BIF10: Hire A Chief Digital Officer, Do Everything On Twitter

Vala Afshar has rewritten the rules of corporate social media by reaching beyond the IT industry and engaging in horizontal communications.

Afshar, the chief marketing officer for software-defined networking company Extreme Networks, has amassed more than 35,000 Twitter followers despite only joining the social network in 2011. He's written a book "The Pursuit of Social Business Excellence," operates a popular Huffington Post blog and hosts a weekly podcast.

With Afshar at the helm, the San Jose, Calif.-based Extreme Networks now uses social media for everything from recruiting new talent to reaching new customers to offerings insights into business behavior. 

"The best way to help grow influence is to help others grow theirs," Afshar told more than 500 people Wednesday at the Business Innovation Factory's BIF10 conference in Providence, R.I.

Afshar's family immigrated to the United States from Iran two years after the 1979 Islamic Revolution as the Iran-Iraq War was heating up. He studied electrical engineering as an undergraduate and graduate at the University of Massachusetts, and spent eight years running quality global assurance. Based on positive customer feedback in this role, Afshar was asked to move to the services side and lead customer support operations.

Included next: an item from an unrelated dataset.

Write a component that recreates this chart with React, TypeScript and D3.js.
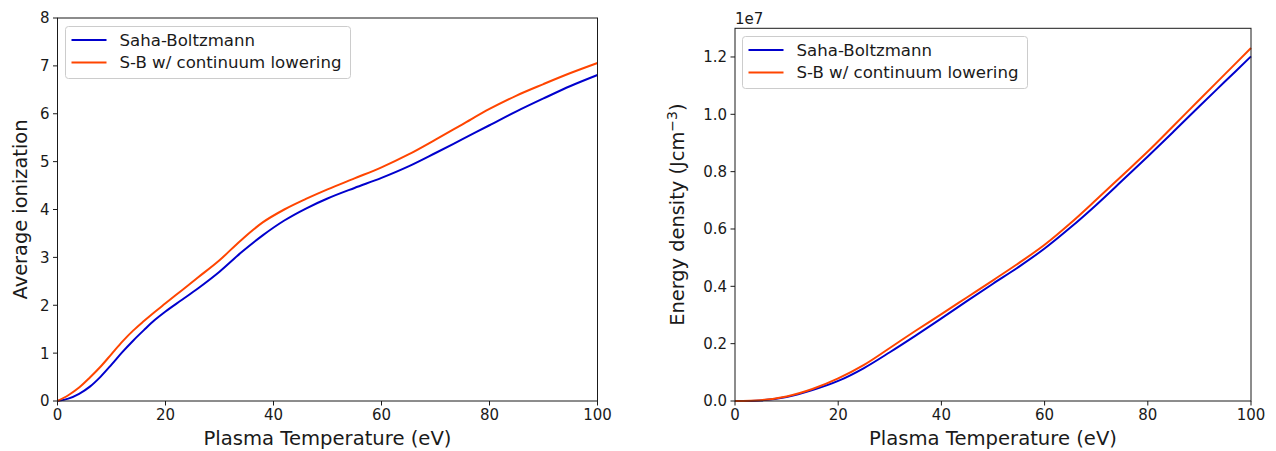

Given his experience, Afshar encouraged solution providers to use social media to go beyond traditional IT channels and engage with businesses of all stripes on issues such as mobility, bring your own device and the internet of things. Partners should look to do more than simply provide products and services and infuse end users with infrastructure expertise, business intelligence and technological insight.

To help bridge the gap between IT and the outside world, Afshar encouraged tech companies to create a chief digital office role to make sure they're continually being disruptive.   

"If you're not helpful, you're not influential," he said.  

Afshar has also taken to recruiting and vetting new hires on social media.

When an opening emerged for Extreme Networks' director of digital marketing position – a role that pays well into the six figures – Afshar posted it solely on twitter under the socialcv hashtag. He received hundreds of applications from Twitter alone, including the person he ultimately hired.

Afshar also finds a person's digital footprint far more effective than a resume in determining a prospective hire's competence and temperament, since any rough edges are smoothed out or sanitized on a resume.

But on social media, Afshar said examples of antagonistic behavior by potential hires such sparring on Twitter as leaving nasty comments on a blog can be easily spotted.

Likewise, Afshar urged business to condense their feedback loop for workers. He considers the annual performance review to be an anachronism, and likened it to going to the gym only once a year.

"If you exercise only once a year, you're dead," Afshar said.